The thread lives. I Was flying with another Capt last week. He told me that he though he was the first one to christen the ATR. He was at his outstation, and the old grumbly in the tumbly took over. He said he had the squirts so bad he thought he was going to have to cancel the flight. The lights in the cargo bay were not working, and said he sat in the dark for the whole 3 hour leg lettin' loose in the trash can. First Bravo Mike I have heard about in the ATR.
Bravo Zulu to you, and thanks for setting the bar fairly high anonymous captain.
I can no longer be above this conversation so I'll chime in with a little hard earned words of wisdom...
NEVER, I REPEAT EVER trust any iced beverage while visiting ANY Latin American country...
Trust me, you DO NOT want to be dealing with some ego maniac customs officer in MFE while your posterior is about to blow off like the side of Mount St. Helens.
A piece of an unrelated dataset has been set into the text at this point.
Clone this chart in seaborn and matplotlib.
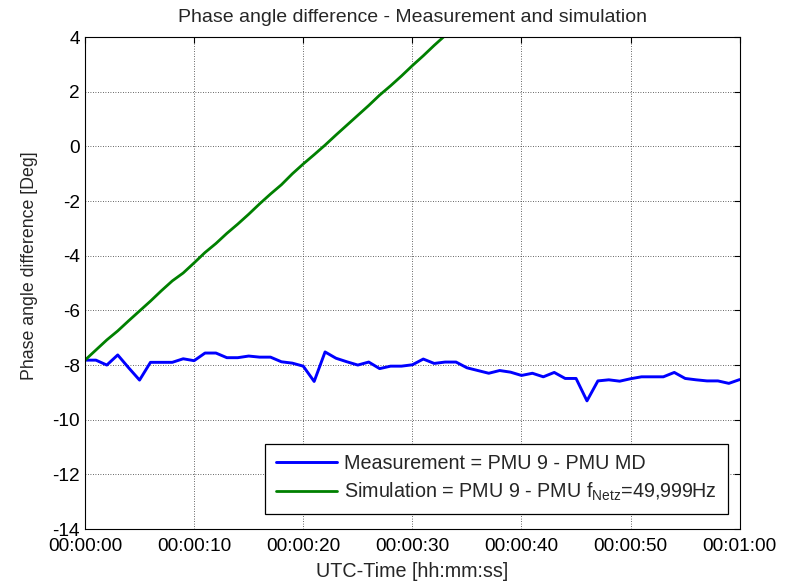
import numpy as np
import pandas as pd
import matplotlib
matplotlib.use("Agg")
import matplotlib.pyplot as plt
import seaborn as sns

# ---- data ----
t_meas = list(range(0, 61))
meas = [-7.82, -7.82, -8.00, -7.63, -8.10, -8.55, -7.90, -7.90, -7.90, -7.77,
        -7.84, -7.56, -7.56, -7.73, -7.73, -7.67, -7.71, -7.71, -7.88, -7.93,
        -8.04, -8.60, -7.52, -7.75, -7.88, -8.00, -7.89, -8.13, -8.04, -8.04,
        -7.99, -7.78, -7.94, -7.89, -7.89, -8.10, -8.20, -8.30, -8.20, -8.26,
        -8.38, -8.30, -8.43, -8.27, -8.49, -8.49, -9.31, -8.58, -8.54, -8.59,
        -8.50, -8.43, -8.43, -8.43, -8.27, -8.49, -8.54, -8.58, -8.58, -8.67,
        -8.53]
t_sim = list(range(0, 35))
sim = [-7.82, -7.45, -7.08, -6.75, -6.38, -6.02, -5.66, -5.28, -4.92, -4.63,
       -4.26, -3.88, -3.55, -3.18, -2.84, -2.48, -2.10, -1.74, -1.40, -1.00,
       -0.64, -0.30, 0.05, 0.42, 0.78, 1.14, 1.50, 1.88, 2.22, 2.58,
       2.96, 3.32, 3.70, 4.06, 4.42]
xtick_vals = [0, 10, 20, 30, 40, 50, 60]
xtick_labels = ["00:00:00", "00:00:10", "00:00:20", "00:00:30",
                "00:00:40", "00:00:50", "00:01:00"]
ytick_vals = [-14, -12, -10, -8, -6, -4, -2, 0, 2, 4]
label_meas = "Measurement = PMU 9 - PMU MD"
label_sim = "Simulation = PMU 9 - PMU f$_{\\mathregular{Netz}}$=49,999Hz"

sns.set_style("white")
plt.rcParams["font.family"] = ["Liberation Sans", "DejaVu Sans"]
plt.rcParams["mathtext.fontset"] = "custom"
plt.rcParams["mathtext.rm"] = "Liberation Sans"
plt.rcParams["axes.unicode_minus"] = False

fig = plt.figure(figsize=(7.98, 5.81), dpi=100)
ax = fig.add_axes([0.1065, 0.0895, 0.8205, 0.8465])

df_m = pd.DataFrame({"t": t_meas, "v": meas})
df_s = pd.DataFrame({"t": t_sim, "v": sim})
sns.lineplot(data=df_m, x="t", y="v", ax=ax, color="#0000ff", lw=2.1, label=label_meas)
sns.lineplot(data=df_s, x="t", y="v", ax=ax, color="#008000", lw=2.0, label=label_sim)

ax.set_xlim(0, 60)
ax.set_ylim(-14, 4)
ax.set_xticks(xtick_vals)
ax.set_xticklabels(xtick_labels)
ax.set_yticks(ytick_vals)
ax.tick_params(direction="in", top=True, right=True, labelsize=13.7, length=4,
               width=0.8, colors="black")
ax.tick_params(axis="x", pad=6.5)
ax.tick_params(axis="y", pad=3.6)
ax.grid(True, color="#333333", linestyle=(0, (1, 2)), linewidth=0.6)
for s in ax.spines.values():
    s.set_color("black")
    s.set_linewidth(0.8)

ax.set_xlabel("UTC-Time [hh:mm:ss]", fontsize=14.2, labelpad=5)
ax.set_ylabel("Phase angle difference [Deg]", fontsize=12.8)
ax.yaxis.set_label_coords(-0.072, 0.535)
ax.set_title("Phase angle difference - Measurement and simulation", fontsize=14, pad=11)

leg = ax.legend(loc="lower right", bbox_to_anchor=(0.9817, 0.0305), fontsize=14.2,
                frameon=True, fancybox=False, edgecolor="black", framealpha=1,
                handlelength=3.1, handletextpad=0.36, borderaxespad=0.0,
                labelspacing=0.38, borderpad=0.55)
leg.get_frame().set_linewidth(0.9)

fig.savefig("out.png", dpi=100)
This is the funniest thing I've stayed up late to read in a long time. With my gobs of student experience (22+ hrs), I haven't yet had to torque a moonfish mid-air, but I've been up with a few quite gassy CFIs.
Some of you need to publish your stories over on www.poopreport.com. Folks there actually write some amazing stuff bordering on literary genius (sh!t-lit, if you will), and I'm sure many experiences posted on here would bust their readers up laughing.